Inspiration

The beginning of this project stemmed from a curiosity regarding whether each engineering faculty had a distinctively average face. Using openCV and the following library: https://github.com/stekhn/average-faces-opencv we created a data set of all the faces graduating from UBC engineering using previous yearbooks and fed this information through the library to create an average face for each specialization.

Once an average face was created, we thought it would be interesting to see whether scanned faces could be matched against the average face of each faculty to and assigned a score based on distinctive facial features (eyes, jawline, etc). This score could be used to determine which engineering faculty a user is most likely to be in based on their face.

What it does

This is a django web application that allows users to take a picture of their face using a webcam. The picture is passed to the python back end using ajax where it is decoded and Google's Cloud Vision API is used to crop the picture so that only the user's face remains. This cropped picture is compared against the average face of each engineering faculty and assigned a score based on their facial feature similarities. A higher score means the person is more likely to be in that faculty. This data is returned and displayed to the user.

How I built it

This was built as a Django Web Application that utilize Google Cloud Vision libraries to detect faces in an image and do some image manipulation. The OpenCV scripts for determining the average face were based off the open source Github library https://github.com/stekhn/average-faces-opencv. The library compares faces based on 64 distinctive facial feature points. Thanky To worked on modifying the script and trying to optimize it by using only 2 points (a person's eyes).

When comparing faces to the average student, we used the FLANN based Feature Matching algorithm in OpenCVs community contribution version. What this algorithm does is it takes an input image and finds the image with the most matching features. We used this algorithm to score each input from our web-app against our previously generated average faces, and returned the one with the most matching features. More about this algorithm can be read here: https://docs.opencv.org/master/dc/dc3/tutorial_py_matcher.html.

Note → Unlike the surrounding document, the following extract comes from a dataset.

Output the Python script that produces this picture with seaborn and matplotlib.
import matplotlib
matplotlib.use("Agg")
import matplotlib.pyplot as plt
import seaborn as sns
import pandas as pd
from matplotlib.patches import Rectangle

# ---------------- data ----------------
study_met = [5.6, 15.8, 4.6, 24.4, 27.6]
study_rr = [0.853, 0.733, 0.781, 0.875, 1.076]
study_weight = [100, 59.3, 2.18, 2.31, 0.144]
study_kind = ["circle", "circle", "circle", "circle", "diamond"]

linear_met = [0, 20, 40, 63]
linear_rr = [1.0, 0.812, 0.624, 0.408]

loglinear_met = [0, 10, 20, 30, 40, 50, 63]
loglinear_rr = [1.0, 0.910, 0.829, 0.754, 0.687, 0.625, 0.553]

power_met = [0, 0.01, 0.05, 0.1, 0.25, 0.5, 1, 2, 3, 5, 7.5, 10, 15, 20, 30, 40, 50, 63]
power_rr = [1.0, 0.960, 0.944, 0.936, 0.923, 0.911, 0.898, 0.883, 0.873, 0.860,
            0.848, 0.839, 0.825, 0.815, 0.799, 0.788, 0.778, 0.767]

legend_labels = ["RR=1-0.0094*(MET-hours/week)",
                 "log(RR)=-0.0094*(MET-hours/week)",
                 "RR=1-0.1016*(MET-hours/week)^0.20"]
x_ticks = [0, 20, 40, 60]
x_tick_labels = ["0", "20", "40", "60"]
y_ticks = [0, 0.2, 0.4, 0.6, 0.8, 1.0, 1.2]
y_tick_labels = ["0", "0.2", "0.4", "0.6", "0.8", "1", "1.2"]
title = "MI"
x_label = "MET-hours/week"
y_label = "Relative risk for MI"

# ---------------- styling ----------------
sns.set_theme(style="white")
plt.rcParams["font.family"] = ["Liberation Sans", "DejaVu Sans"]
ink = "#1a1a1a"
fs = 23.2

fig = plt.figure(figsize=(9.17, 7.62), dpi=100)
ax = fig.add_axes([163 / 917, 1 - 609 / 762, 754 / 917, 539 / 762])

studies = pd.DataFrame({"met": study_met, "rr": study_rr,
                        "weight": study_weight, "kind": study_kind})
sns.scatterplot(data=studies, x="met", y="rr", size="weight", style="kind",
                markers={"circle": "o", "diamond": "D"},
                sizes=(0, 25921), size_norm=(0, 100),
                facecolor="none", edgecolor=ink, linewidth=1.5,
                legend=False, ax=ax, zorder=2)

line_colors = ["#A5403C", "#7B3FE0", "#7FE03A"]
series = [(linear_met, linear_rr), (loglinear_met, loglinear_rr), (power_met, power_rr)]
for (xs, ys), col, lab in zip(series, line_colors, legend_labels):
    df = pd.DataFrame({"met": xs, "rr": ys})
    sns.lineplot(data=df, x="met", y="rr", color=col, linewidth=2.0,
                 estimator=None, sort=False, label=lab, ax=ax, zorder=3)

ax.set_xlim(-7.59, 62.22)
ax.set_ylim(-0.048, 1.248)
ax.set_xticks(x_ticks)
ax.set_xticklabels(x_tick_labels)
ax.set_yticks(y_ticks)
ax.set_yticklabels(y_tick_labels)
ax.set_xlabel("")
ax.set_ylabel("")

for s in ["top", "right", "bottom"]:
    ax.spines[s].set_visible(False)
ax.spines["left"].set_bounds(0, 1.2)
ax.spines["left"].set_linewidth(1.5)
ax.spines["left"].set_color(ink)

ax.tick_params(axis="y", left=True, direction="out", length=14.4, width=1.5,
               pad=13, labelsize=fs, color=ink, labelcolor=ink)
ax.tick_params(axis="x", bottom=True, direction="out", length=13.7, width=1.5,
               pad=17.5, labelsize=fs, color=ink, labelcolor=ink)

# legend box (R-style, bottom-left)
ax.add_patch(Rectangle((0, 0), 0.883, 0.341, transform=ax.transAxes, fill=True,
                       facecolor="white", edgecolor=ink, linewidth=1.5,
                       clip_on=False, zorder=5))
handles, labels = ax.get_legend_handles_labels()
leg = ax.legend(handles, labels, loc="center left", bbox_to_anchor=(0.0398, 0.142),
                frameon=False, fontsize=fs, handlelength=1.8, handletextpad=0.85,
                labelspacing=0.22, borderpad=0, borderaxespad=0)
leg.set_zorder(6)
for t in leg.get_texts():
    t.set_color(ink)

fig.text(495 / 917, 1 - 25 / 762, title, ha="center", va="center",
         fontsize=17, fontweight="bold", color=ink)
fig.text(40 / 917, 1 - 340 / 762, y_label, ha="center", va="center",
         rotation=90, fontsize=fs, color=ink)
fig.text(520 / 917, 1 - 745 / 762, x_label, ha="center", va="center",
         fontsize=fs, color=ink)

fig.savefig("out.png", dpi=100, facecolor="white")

Web RTC was used for the template view for the web application: https://webrtc.github.io/samples/src/content/getusermedia/canvas/

Challenges I ran into

Passing the picture from the canvas to the python back end was a challenge but Ajax helped with that. Aligning faces to create the average face based off just 2 data points in Thanky's optimized script proved a challenge as rotating the pictures was necessary but the rotational matrix required for that sometimes distorted faces.

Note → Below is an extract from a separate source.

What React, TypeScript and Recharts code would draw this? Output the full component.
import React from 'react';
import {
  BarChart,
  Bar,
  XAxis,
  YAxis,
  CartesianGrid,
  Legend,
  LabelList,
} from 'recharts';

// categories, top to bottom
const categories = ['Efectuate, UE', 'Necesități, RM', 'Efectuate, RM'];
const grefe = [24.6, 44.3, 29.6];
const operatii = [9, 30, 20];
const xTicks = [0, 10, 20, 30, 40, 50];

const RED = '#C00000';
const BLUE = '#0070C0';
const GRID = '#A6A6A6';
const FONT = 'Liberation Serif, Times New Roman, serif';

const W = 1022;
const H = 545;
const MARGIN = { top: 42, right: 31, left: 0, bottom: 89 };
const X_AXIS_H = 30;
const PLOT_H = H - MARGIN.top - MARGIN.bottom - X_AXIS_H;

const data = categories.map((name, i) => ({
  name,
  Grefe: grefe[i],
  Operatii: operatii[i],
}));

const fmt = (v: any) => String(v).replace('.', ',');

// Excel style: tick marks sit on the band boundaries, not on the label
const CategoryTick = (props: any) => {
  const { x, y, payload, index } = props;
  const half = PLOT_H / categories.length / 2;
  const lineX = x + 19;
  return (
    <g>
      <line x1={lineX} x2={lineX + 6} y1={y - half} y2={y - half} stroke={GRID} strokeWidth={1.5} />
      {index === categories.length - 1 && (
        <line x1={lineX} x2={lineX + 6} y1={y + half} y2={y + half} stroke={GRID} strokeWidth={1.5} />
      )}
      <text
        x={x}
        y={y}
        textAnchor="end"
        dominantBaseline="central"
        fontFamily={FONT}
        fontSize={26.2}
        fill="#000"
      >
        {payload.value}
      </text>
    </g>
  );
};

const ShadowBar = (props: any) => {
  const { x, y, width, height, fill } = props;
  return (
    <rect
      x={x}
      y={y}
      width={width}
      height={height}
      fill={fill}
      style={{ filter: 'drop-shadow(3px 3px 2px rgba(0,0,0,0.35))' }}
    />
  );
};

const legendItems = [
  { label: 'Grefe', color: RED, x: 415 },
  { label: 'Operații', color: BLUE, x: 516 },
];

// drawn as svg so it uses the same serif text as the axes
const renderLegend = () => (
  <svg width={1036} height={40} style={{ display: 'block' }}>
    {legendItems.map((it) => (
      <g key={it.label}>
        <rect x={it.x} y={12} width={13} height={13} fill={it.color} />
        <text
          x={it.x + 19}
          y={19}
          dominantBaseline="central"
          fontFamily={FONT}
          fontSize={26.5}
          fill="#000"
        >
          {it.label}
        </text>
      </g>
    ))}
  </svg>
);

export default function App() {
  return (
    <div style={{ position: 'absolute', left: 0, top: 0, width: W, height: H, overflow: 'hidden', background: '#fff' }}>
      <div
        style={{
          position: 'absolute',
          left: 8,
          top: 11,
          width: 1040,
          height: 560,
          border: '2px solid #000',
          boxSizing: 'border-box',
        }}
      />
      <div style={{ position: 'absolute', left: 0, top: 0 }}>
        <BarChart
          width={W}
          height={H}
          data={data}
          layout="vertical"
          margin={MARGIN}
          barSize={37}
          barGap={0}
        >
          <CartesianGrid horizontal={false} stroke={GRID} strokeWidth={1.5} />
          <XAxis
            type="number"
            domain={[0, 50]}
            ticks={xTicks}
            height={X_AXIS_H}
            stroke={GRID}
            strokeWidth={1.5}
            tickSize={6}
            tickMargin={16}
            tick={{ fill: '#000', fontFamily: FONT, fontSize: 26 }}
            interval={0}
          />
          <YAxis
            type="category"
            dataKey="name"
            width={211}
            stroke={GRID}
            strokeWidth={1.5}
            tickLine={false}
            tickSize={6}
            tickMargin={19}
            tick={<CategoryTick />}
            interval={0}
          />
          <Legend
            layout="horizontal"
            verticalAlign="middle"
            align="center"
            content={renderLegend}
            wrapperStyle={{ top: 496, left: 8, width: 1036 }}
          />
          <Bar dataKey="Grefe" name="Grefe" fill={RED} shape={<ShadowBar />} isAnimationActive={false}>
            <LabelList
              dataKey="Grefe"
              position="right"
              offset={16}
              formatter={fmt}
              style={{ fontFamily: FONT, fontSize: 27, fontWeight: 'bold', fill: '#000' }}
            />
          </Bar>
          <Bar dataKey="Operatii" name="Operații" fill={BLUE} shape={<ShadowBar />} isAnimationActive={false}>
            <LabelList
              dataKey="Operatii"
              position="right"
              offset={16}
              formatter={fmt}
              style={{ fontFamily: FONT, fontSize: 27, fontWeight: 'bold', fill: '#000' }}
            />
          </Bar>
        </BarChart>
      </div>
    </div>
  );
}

Having disproportionate datasets affected the scores assigned. For example, ECE has a large number of faces. This resulted in all users being matched with ECE (ECE having the highest score) for a while. This was fixed by removing some of the data from ECE and regenerating the ECE average face, but this is not an optimal solution. Ideally, our score system should take this into account. Also, this set of data was scanned earlier with a higher resolution, so that could have affected some of the statistics of our pixel distributions in this dataset. We didn't have enough time to rescan these pages and re-run all of our scripts.

Accomplishments that I'm proud of

Found out what average faces for each faculty looked like, and created a fun application to see where our algorithm places you.

What I learned

The average faces mostly look quite similar. So maybe looks aren't the best way to pick which field of engineering you should study :)

What's next for Our Faces

Scan year books for all faculties, not just engineering. Make the front-end prettier. Make the project more easily deployable.